When I was at university I picked up the idea from somewhere or someone I don't remember, that it was better to consider it as "relativistic inertia", which is part of what triggered my original question.

 

[pmb_phy]

"In the final analysis the issue is a debate over whether or not relativistic mass should be used, and is a matter of semantics and teaching methods. The concept of relativistic mass is not wrong: it can have its uses in special relativity at an elementary level. This debate surfaced in Physics Today in 1989 when Lev Okun wrote an article urging that relativistic mass should no longer be taught (42 #6, June 1989, pg 31). Wolfgang Rindler responded with a letter to the editors to defend its continued use. (43 #5, May 1990, pg 13)."

That article by Okun is filled with flaws. In fact each and ever argument he gave is wrong. Granted, they seem correct if you don't take the time to really look into it, but I had plenty of time and picked each one apart.

Pete

 

[quartodeciman]

...imagine a sphere smaller than the radius of the star 'at rest' but concentric with the star, and then say "even if you ignore the 'relativistic mass' and only consider the length contraction the mass within this sphere goes up". In this way of looking at it, the fact that the star itself is no longer a sphere does not matter, provided you can find a sphere with sufficient mass inside it.

I was thinking that removing spherical symmetry alters the metric and requires different solutions.

As for trying not to speak about "relativistic mass", one of the things I have learned from all this is that apparently people have been trying to avoid the term almost as long as it has existed.

That wasn't my impression.
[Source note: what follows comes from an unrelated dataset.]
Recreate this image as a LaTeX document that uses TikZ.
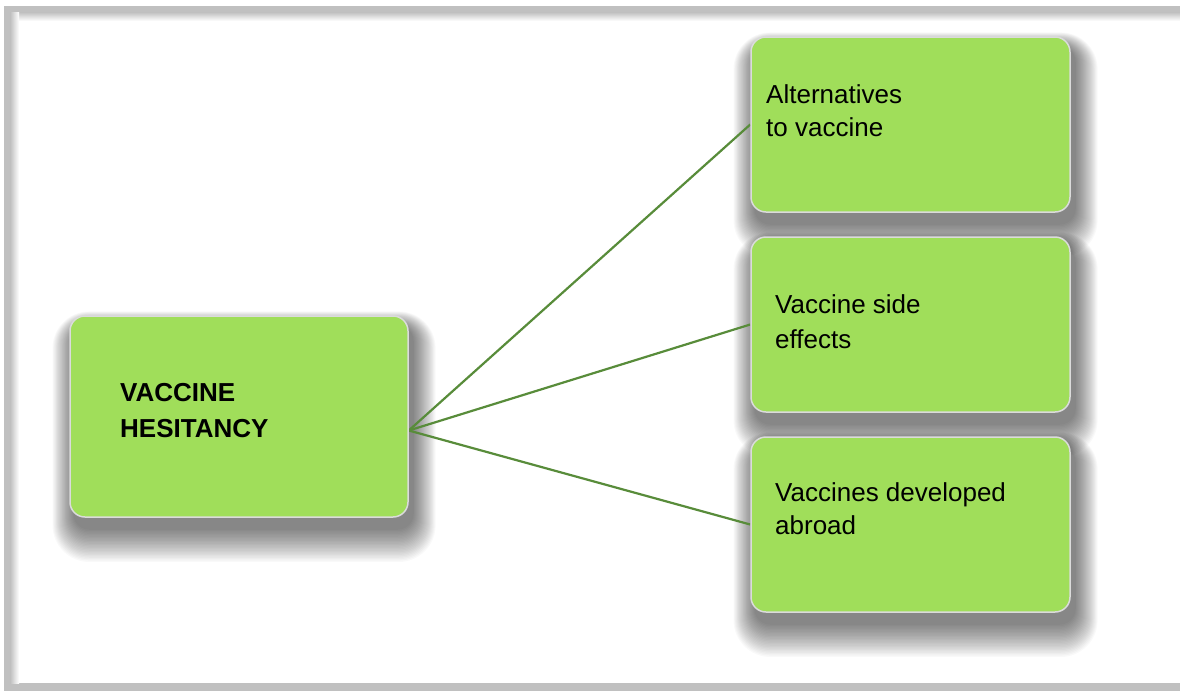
\documentclass[tikz,border=0pt]{standalone}
\usepackage{fontspec}
\setmainfont{Liberation Sans}
\usetikzlibrary{calc}

\definecolor{boxgreen}{RGB}{160,222,90}
\definecolor{boxlight}{RGB}{200,242,145}
\definecolor{boxdark}{RGB}{95,148,42}
\definecolor{linkgreen}{RGB}{88,140,58}
\definecolor{framegray}{RGB}{192,192,192}

% flat green face with a light top edge and a darker bottom edge
\pgfdeclareverticalshading{bevel}{100bp}{color(0bp)=(boxdark); color(2.5bp)=(boxdark!65!boxgreen); color(6bp)=(boxgreen!85!black!40!boxgreen); color(8bp)=(boxgreen); color(93bp)=(boxgreen); color(97bp)=(boxlight); color(100bp)=(boxlight)}

\pgfdeclarelayer{back}
\pgfdeclarelayer{shadow}
\pgfsetlayers{back,shadow,main}

\tikzset{
  greenbox/.style={rectangle, rounded corners=15pt, shade, shading=bevel,
    draw=white!86!black, line width=1.5pt, inner sep=0pt},
  boxtext/.style={anchor=north west, inner sep=0pt, align=left, text=black},
  link/.style={draw=linkgreen, line width=2.2pt},
}

% blurred drop shadow built from stacked translucent rounded rectangles
\newcommand{\softshadow}[1]{%
  \foreach \i in {0,...,23}{%
    \fill[black, opacity=0.022, rounded corners=16pt+0.9pt*\i]
      ($(#1.north west)+(4-0.9*\i,10-0.6*\i)$) rectangle
      ($(#1.south east)+(5+0.95*\i,12+1.4*\i)$);
  }%
}

\begin{document}
\begin{tikzpicture}[x=1pt, y=-1pt]
  \useasboundingbox (0,0) rectangle (1180,691);

  \begin{pgfonlayer}{back}
    \fill[white] (0,0) rectangle (1180,691);
    % outer frame with a soft inner shadow
    \fill[framegray] (4,6) rectangle (1180,691);
    \fill[white] (10,12) rectangle (1180,683);
    \shade[top color=black!25, bottom color=white] (10,12) rectangle (1180,21);
    \shade[left color=black!25, right color=white] (10,12) rectangle (19,683);
  \end{pgfonlayer}

  % boxes
  \path
    (239,416.5) node[greenbox, minimum width=338pt, minimum height=201pt] (main) {}
    (910.5,124.5) node[greenbox, minimum width=319pt, minimum height=175pt] (b1) {}
    (910.5,324.5) node[greenbox, minimum width=319pt, minimum height=175pt] (b2) {}
    (910.5,524.5) node[greenbox, minimum width=319pt, minimum height=175pt] (b3) {};

  \begin{pgfonlayer}{shadow}
    \softshadow{main}
    \softshadow{b1}
    \softshadow{b2}
    \softshadow{b3}
    % connectors from one point on the main box
    \coordinate (hub) at ($(main.east)+(0,14)$);
    \draw[link] (hub) -- (b1.west);
    \draw[link] (hub) -- (b2.west);
    \draw[link] (hub) -- (b3.west);
  \end{pgfonlayer}

  % labels
  \node[boxtext, font=\fontsize{26}{36}\selectfont\bfseries] (tmain) at (120,383) {VACCINE\\HESITANCY};
  \node[boxtext, font=\fontsize{26}{33}\selectfont] (t1) at (766,84) {Alternatives\\to vaccine};
  \node[boxtext, font=\fontsize{26}{35}\selectfont] (t2) at (775,294) {Vaccine side\\effects};
  \node[boxtext, font=\fontsize{26}{33}\selectfont] (t3) at (775,482) {Vaccines developed\\abroad};
\end{tikzpicture}
\end{document}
I started investigating the ideas of SR back when Einstein still lived and worked. I don't recall any complaints about relativistic mass then. People who accepted SR gladly used the Lewis-Tolman style of derivation for SR dynamical relations. I can't speak for those who objected to SR theory in the first place. And I can't relate what was complained in journal notes, because I didn't know any. For me, the energy-first (invariant-mass-only) school was just suddenly there with a vengeance. Maybe it was the mid-1960s that I first noticed it.

When I was at university I picked up the idea from somewhere or someone I don't remember, that it was better to consider it as "relativistic inertia", which is part of what triggered my original question.

My thought on that is of a strong objection to reification (treating something abstract as if it were real and substantial). Elementary masses are real existents. On the other hand, energy is an abstract concept from the beginning, so it doesn't bear that onus. The answer to "What is energy made of" is easily answered "It's not made of anything because it is a quantitative abstraction, not a substance". So, particle physicists readily convert masses to energies and deal exclusively and freely in that abstract domain. Masses are thereby filled in as final conclusions to HEP problems. That's just my supposition of the situation. The GR (what makes gravity?) situation seems to be another major battlefield for this opposition.